Sixty special reconnaissance vehicles will be bought and housed at Canadian Forces Base Petawawa to support special forces units there, in Ottawa and in Trenton, Ont.

The new vehicles are being supplied to the Canadian Special Operations Regiment in Petawawa, which would also provide maintenance support as well as drivers. The high-mobility trucks will be available to various units, such as the Ottawa-based Joint Task Force 2 or to special forces task groups.

Canadian special forces use Humvees in Afghanistan. Brig.-Gen. Mike Day, head of the Canadian Special Operations Forces Command in Ottawa, said the Humvees will be usable until the end of the Afghan mission in the summer of next year.

The new vehicles will likely be a version of the British-designed Supacat Jackal. That vehicle is being built by Lockheed Martin in the U.S. and is being marketed to Canadian and U.S. militaries.
end


----------



## PanaEng (26 May 2010)

I haven't seen many of the videos or pictures of it, but it seems like is lacking in ground clearance - How does it perform off-road compared to the HMMWV?


----------



## GAP (26 May 2010)

Here's some pics that I can find...


----------



## Matt_Fisher (28 May 2010)

There's a good documentary series which is currently hosted on Youtube of British Parachute Regiment Pathfinders in Afghanistan who are using the Supacat Jackal.  Gives a pretty decent idea of what the vehicle is and isn't capable of
http://www.youtube.com/watch?v=N-DBXGOkfTk


----------



## jeepsport (15 Jun 2010)

think they'd be better off with the ELSORV platform ... chop the top, roll cage, mounted weapons etc.

Basically faster, better off-road, and more reliable by the looks of it.

Pics here, http://www.imagereferencedatabase.com/myadmin/photogallery/navigate-242-242-0.html


----------



## Journeyman (15 Jun 2010)

whiskey_tango said:
			
		

> think they'd be better off with the ELSORV platform ... chop the top, roll cage, mounted weapons etc.
> 
> Basically faster, better off-road, and more reliable by the looks of it.


It's still a prototype.

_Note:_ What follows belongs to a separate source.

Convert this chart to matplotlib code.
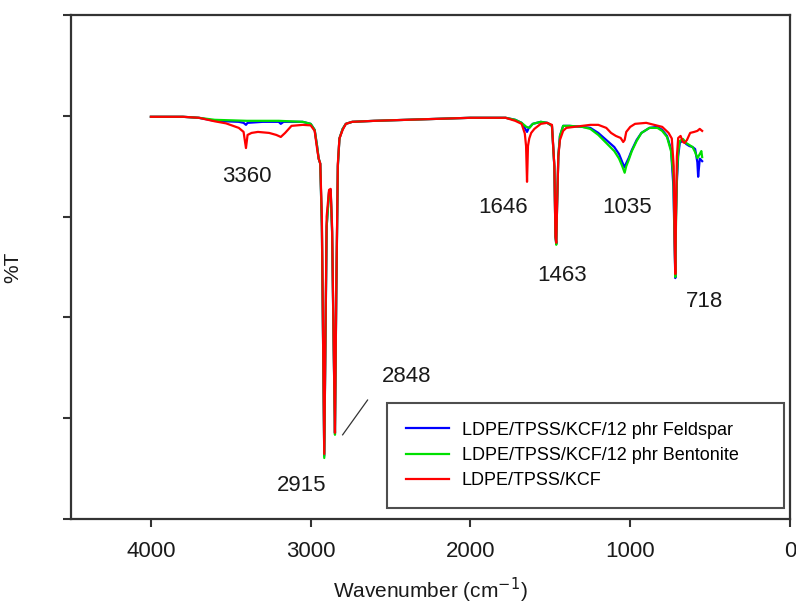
import matplotlib.pyplot as plt

plt.rcParams['font.family'] = ['Liberation Sans', 'DejaVu Sans']

# LDPE/TPSS/KCF/12 phr Feldspar
feld_wn = [4000, 3800, 3700, 3600, 3450, 3420, 3405, 3395, 3300, 3200, 3187, 3170, 3050, 3000,
           2975, 2960, 2950, 2940, 2930, 2922, 2915, 2908, 2900, 2885, 2875, 2866, 2856, 2848,
           2840, 2830, 2820, 2800, 2780, 2740, 2600, 2400, 2200, 2000, 1780, 1720, 1680, 1660,
           1646, 1635, 1610, 1560, 1520, 1490, 1475, 1468, 1463, 1458, 1450, 1440, 1420, 1380,
           1300, 1250, 1200, 1150, 1100, 1070, 1050, 1035, 1025, 1010, 990, 960, 930, 880, 830,
           800, 770, 745, 730, 722, 718, 714, 708, 700, 690, 670, 650, 630, 610, 594, 580, 575,
           565, 550]
feld_t = [79.8, 79.8, 79.6, 79.0, 78.8, 78.6, 78.2, 78.6, 78.8, 78.8, 78.4, 78.8, 78.8, 78.4,
          77.2, 74.0, 71.5, 70.5, 58.0, 34.0, 12.5, 34.0, 58.0, 65.0, 65.3, 57.0, 34.0, 17.0,
          44.0, 70.0, 75.5, 77.4, 78.4, 78.8, 79.0, 79.2, 79.4, 79.6, 79.6, 79.2, 78.6, 77.6,
          76.8, 77.6, 78.4, 78.8, 78.6, 78.0, 70.0, 56.0, 54.6, 62.0, 72.0, 76.0, 78.0, 78.0,
          77.8, 77.6, 76.6, 75.2, 73.8, 72.4, 70.8, 69.8, 70.6, 71.6, 73.2, 75.2, 76.6, 77.6,
          77.8, 77.2, 76.0, 73.4, 66.0, 54.0, 47.8, 60.0, 67.0, 72.0, 74.6, 75.2, 74.4, 74.0,
          73.8, 73.4, 70.8, 67.9, 71.5, 71.0]

# LDPE/TPSS/KCF/12 phr Bentonite
bent_wn = [4000, 3800, 3700, 3600, 3400, 3200, 3050, 3000, 2975, 2960, 2950, 2940, 2930, 2922,
           2915, 2908, 2900, 2885, 2875, 2866, 2856, 2848, 2840, 2830, 2820, 2800, 2780, 2740,
           2600, 2400, 2200, 2000, 1780, 1720, 1680, 1650, 1630, 1610, 1560, 1520, 1490, 1475,
           1468, 1463, 1458, 1450, 1440, 1420, 1380, 1300, 1250, 1200, 1150, 1100, 1070, 1050,
           1035, 1025, 1010, 990, 960, 930, 880, 830, 800, 770, 745, 730, 722, 718, 714, 708,
           700, 690, 670, 650, 630, 610, 594, 580, 565, 555, 550]
bent_t = [79.8, 79.8, 79.6, 79.2, 79.0, 79.0, 78.8, 78.4, 77.2, 74.0, 71.5, 70.5, 58.0, 34.0,
          12.1, 34.0, 58.0, 64.8, 65.0, 57.0, 34.0, 16.7, 44.0, 70.0, 75.5, 77.4, 78.4, 78.8,
          79.0, 79.2, 79.4, 79.6, 79.6, 79.2, 78.6, 77.8, 77.6, 78.4, 78.8, 78.6, 78.0, 70.0,
          56.0, 54.4, 62.0, 72.0, 76.0, 78.0, 78.0, 77.8, 77.4, 76.2, 74.6, 73.0, 71.5, 70.0,
          68.7, 70.0, 71.2, 73.0, 75.0, 76.6, 77.6, 77.6, 77.0, 75.8, 73.0, 68.0, 55.0, 48.0,
          58.0, 68.0, 72.8, 75.0, 75.4, 74.6, 74.2, 73.8, 72.8, 71.6, 72.4, 73.0, 71.8]

# LDPE/TPSS/KCF
kcf_wn = [4000, 3800, 3700, 3600, 3530, 3450, 3420, 3405, 3395, 3370, 3330, 3260, 3215, 3187,
          3160, 3120, 3050, 3000, 2975, 2960, 2950, 2940, 2930, 2922, 2915, 2908, 2900, 2885,
          2875, 2866, 2856, 2848, 2840, 2830, 2820, 2800, 2780, 2740, 2600, 2400, 2200, 2000,
          1780, 1720, 1680, 1660, 1652, 1646, 1640, 1632, 1620, 1600, 1560, 1520, 1490, 1475,
          1468, 1463, 1458, 1450, 1440, 1420, 1400, 1350, 1300, 1250, 1200, 1150, 1120, 1090,
          1060, 1044, 1035, 1025, 1000, 970, 900, 850, 800, 760, 740, 728, 722, 718, 714, 708,
          700, 685, 670, 660, 645, 625, 600, 580, 565, 550]
kcf_t = [79.8, 79.8, 79.6, 78.9, 78.5, 77.6, 76.8, 73.6, 76.2, 76.6, 76.8, 76.6, 76.2, 75.8,
         76.6, 78.0, 78.2, 78.1, 77.0, 73.5, 71.5, 70.5, 60.0, 35.0, 12.9, 35.0, 60.0, 65.3,
         65.5, 58.0, 35.0, 17.1, 45.0, 70.5, 75.5, 77.2, 78.4, 78.8, 79.0, 79.2, 79.4, 79.6,
         79.6, 79.0, 78.4, 76.5, 74.0, 66.9, 74.0, 75.5, 76.6, 77.4, 78.4, 78.6, 78.2, 70.0,
         56.0, 54.8, 62.0, 72.0, 75.2, 77.0, 77.6, 77.8, 78.0, 78.2, 78.2, 77.6, 76.6, 76.0,
         75.6, 74.8, 75.2, 76.8, 77.8, 78.4, 78.6, 78.2, 77.8, 76.6, 75.5, 70.0, 55.0, 48.6,
         60.0, 72.0, 75.6, 76.0, 74.8, 74.6, 75.2, 76.6, 76.8, 77.0, 77.4, 77.0]

# peak labels: (text, wavenumber, %T)
peak_labels = [('3360', 3400, 67.9), ('2915', 3056, 6.7), ('2848', 2400, 28.2),
               ('1646', 1794, 61.9), ('1463', 1425, 48.4), ('1035', 1019, 61.9),
               ('718', 535, 43.1)]

fig = plt.figure(figsize=(7.96, 6.09), dpi=100)
ax = fig.add_axes([0.0892, 0.1478, 0.9033, 0.8276])

ax.plot(feld_wn, feld_t, color='#0000ff', lw=1.6, label='LDPE/TPSS/KCF/12 phr Feldspar')
ax.plot(bent_wn, bent_t, color='#00e000', lw=1.6, label='LDPE/TPSS/KCF/12 phr Bentonite')
ax.plot(kcf_wn, kcf_t, color='#ff0000', lw=1.6, label='LDPE/TPSS/KCF')

for txt, x, y in peak_labels:
    ax.text(x, y, txt, fontsize=16, ha='center', va='center', color='#1a1a1a')
# leader line for the 2848 band
ax.plot([2800, 2644], [16.7, 23.6], color='#333333', lw=0.9)

ax.set_xlim(4500, 0)
ax.set_ylim(0, 100)
ax.set_xticks([4000, 3000, 2000, 1000, 0])
ax.set_yticks([0, 20, 40, 60, 80, 100])
ax.set_yticklabels([])
ax.tick_params(direction='out', length=6, width=1.5, color='#333333', labelsize=16,
               labelcolor='#1a1a1a', pad=10)
for s in ax.spines.values():
    s.set_linewidth(1.6)
    s.set_color('#333333')

ax.set_xlabel('Wavenumber (cm$^{-1}$)', fontsize=15, color='#1a1a1a', labelpad=10)
ax.set_ylabel('%T', fontsize=15, color='#1a1a1a')
ax.yaxis.set_label_coords(-0.068, 0.5)

leg = ax.legend(loc='lower left', bbox_to_anchor=(0.4395, 0.0218, 0.5522, 0.2), mode='expand',
                fontsize=13, frameon=True, fancybox=False, edgecolor='#222222',
                handlelength=2.4, handletextpad=0.7, labelspacing=0.45, borderpad=1.05,
                borderaxespad=0)
leg.get_frame().set_linewidth(1.5)

fig.savefig('out.png', dpi=100)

Most of the reports I've found, which tend to be US government press releases, are based on the _three_ the US had in Afghanistan. 

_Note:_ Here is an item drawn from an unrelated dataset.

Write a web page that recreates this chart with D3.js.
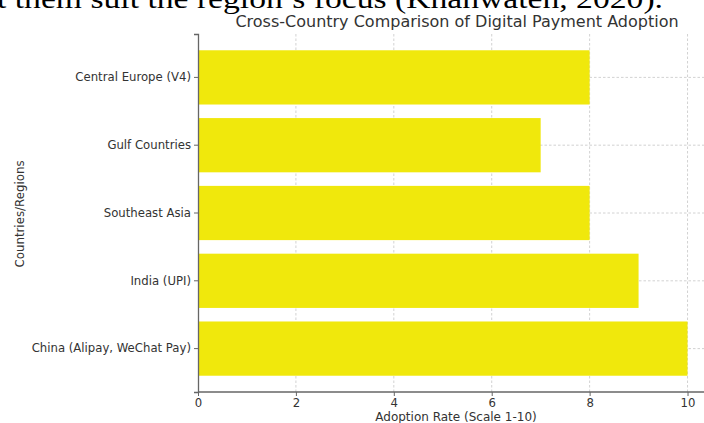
<!DOCTYPE html>
<html>
<head>
<meta charset="utf-8">
<script src="https://cdn.jsdelivr.net/npm/d3@7"></script>
<style>
  html, body { margin: 0; padding: 0; background: #fff; }
  svg { display: block; }
</style>
</head>
<body>
<svg id="chart" width="704" height="423"></svg>
<script>
// Digital payment adoption by region (top to bottom as drawn)
const regions = ["Central Europe (V4)", "Gulf Countries", "Southeast Asia", "India (UPI)", "China (Alipay, WeChat Pay)"];
const adoption = [8, 7, 8, 9, 10];
const xTicks = [0, 2, 4, 6, 8, 10];

(function draw() {
  const svg = d3.select("#chart");
  const W = 704;
  const plotL = 198, plotR = 712, plotT = 34, plotB = 392;
  const font = "'DejaVu Sans', sans-serif";

  // Running text of the surrounding document, cut at the top edge
  svg.append("text")
    .attr("x", -3).attr("y", 8)
    .attr("font-family", "'Liberation Serif', 'Times New Roman', serif")
    .attr("font-size", 27)
    .attr("fill", "#000")
    .attr("textLength", 666).attr("lengthAdjust", "spacingAndGlyphs")
    .text("t them suit the region\u2019s focus (Khanwaten, 2020).");

  const x = d3.scaleLinear().domain([0, 10.5]).range([plotL, plotR]);
  const y = d3.scaleBand().domain(regions).range([plotT, plotB])
    .paddingInner(0.2).paddingOuter(0.24);

  // Dashed grid behind the bars
  const grid = svg.append("g").attr("stroke", "#b0b0b0").attr("stroke-width", 0.8)
    .attr("stroke-dasharray", "2.5,2").attr("opacity", 0.7);
  grid.selectAll("line.v").data(xTicks.slice(1)).join("line").attr("class", "v")
    .attr("x1", d => x(d)).attr("x2", d => x(d)).attr("y1", plotT).attr("y2", plotB);
  grid.selectAll("line.h").data(regions).join("line").attr("class", "h")
    .attr("x1", plotL).attr("x2", W)
    .attr("y1", d => y(d) + y.bandwidth() / 2).attr("y2", d => y(d) + y.bandwidth() / 2);

  // Bars
  svg.append("g").selectAll("rect").data(regions).join("rect")
    .attr("x", x(0))
    .attr("y", d => y(d))
    .attr("width", (d, i) => x(adoption[i]) - x(0))
    .attr("height", y.bandwidth())
    .attr("fill", "#f0e80c");

  // Axes
  const xAxis = svg.append("g").attr("transform", `translate(0,${plotB})`)
    .call(d3.axisBottom(x).tickValues(xTicks).tickSize(4).tickPadding(3));
  const yAxis = svg.append("g").attr("transform", `translate(${plotL},0)`)
    .call(d3.axisLeft(y).tickSize(4).tickPadding(3));
  [xAxis, yAxis].forEach(a => {
    a.select(".domain").attr("stroke", "#666").attr("stroke-width", 1.3);
    a.selectAll(".tick line").attr("stroke", "#666");
    a.selectAll(".tick text").attr("font-family", font).attr("font-size", 11.7).attr("fill", "#333");
  });
  xAxis.select(".domain").attr("d", `M${plotL},0H${W}`);

  // Title and axis labels
  svg.append("text").attr("x", 457).attr("y", 27).attr("text-anchor", "middle")
    .attr("font-family", font).attr("font-size", 16).attr("fill", "#333")
    .text("Cross-Country Comparison of Digital Payment Adoption");
  svg.append("text").attr("x", 456).attr("y", 421).attr("text-anchor", "middle")
    .attr("font-family", font).attr("font-size", 12).attr("fill", "#333")
    .text("Adoption Rate (Scale 1-10)");
  svg.append("text").attr("transform", "translate(24,214) rotate(-90)").attr("text-anchor", "middle")
    .attr("font-family", font).attr("font-size", 11.8).attr("fill", "#333")
    .text("Countries/Regions");
})();
</script>
</body>
</html>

Not sure how you're judging reliability from pictures, but the Supacat Jackal's have a _demonstrated_ level of reliability....in operations.

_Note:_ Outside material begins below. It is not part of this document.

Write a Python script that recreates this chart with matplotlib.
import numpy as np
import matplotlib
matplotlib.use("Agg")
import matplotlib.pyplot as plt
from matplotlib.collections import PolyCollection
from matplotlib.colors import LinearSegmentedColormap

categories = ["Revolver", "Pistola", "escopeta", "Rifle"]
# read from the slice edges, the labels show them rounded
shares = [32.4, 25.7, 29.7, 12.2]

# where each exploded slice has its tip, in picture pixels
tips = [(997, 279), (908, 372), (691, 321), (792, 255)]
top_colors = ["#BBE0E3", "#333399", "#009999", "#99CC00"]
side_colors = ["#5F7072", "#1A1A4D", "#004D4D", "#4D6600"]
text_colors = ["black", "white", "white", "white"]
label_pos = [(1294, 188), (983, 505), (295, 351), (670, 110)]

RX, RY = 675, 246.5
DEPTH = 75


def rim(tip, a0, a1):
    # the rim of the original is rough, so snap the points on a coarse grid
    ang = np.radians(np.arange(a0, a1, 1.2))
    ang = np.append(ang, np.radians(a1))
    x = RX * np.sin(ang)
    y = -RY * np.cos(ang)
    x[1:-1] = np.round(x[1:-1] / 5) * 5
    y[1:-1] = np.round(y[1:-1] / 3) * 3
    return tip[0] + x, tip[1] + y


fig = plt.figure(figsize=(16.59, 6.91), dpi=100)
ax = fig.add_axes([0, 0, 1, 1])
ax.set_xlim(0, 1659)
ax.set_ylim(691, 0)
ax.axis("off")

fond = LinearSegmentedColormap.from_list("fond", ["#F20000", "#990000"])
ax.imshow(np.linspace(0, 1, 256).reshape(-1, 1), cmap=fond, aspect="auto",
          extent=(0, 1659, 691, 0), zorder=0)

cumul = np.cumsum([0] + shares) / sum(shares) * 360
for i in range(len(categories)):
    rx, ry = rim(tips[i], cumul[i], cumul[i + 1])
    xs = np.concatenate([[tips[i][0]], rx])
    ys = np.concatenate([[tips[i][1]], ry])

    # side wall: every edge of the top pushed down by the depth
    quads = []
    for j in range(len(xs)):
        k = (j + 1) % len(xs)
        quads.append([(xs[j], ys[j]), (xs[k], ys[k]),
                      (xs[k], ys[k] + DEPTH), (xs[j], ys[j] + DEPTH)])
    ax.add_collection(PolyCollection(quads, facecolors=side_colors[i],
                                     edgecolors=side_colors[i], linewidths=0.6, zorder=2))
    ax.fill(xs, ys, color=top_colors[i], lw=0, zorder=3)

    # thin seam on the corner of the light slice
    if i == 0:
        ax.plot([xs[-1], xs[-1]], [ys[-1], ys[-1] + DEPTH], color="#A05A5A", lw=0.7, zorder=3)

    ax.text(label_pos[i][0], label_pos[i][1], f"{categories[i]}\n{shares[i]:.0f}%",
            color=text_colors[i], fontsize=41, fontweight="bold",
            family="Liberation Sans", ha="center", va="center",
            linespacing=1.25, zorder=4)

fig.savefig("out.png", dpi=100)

Either way, I'm not a vehicle SME so I really have no dog in this fight.


----------



## HItorMiss (15 Jun 2010)

I am sure it likely came down to who bid on the contract and then who was cheapest with quickest turn around and of course who else was using it etc etc....


----------



## jeepsport (15 Jun 2010)

I guess if it's already in use then it's a step ahead. I'm just looking at the mobility of the ELSORV, the other vehicle looks big and not as mobile, but if it's proven then it's proven.


----------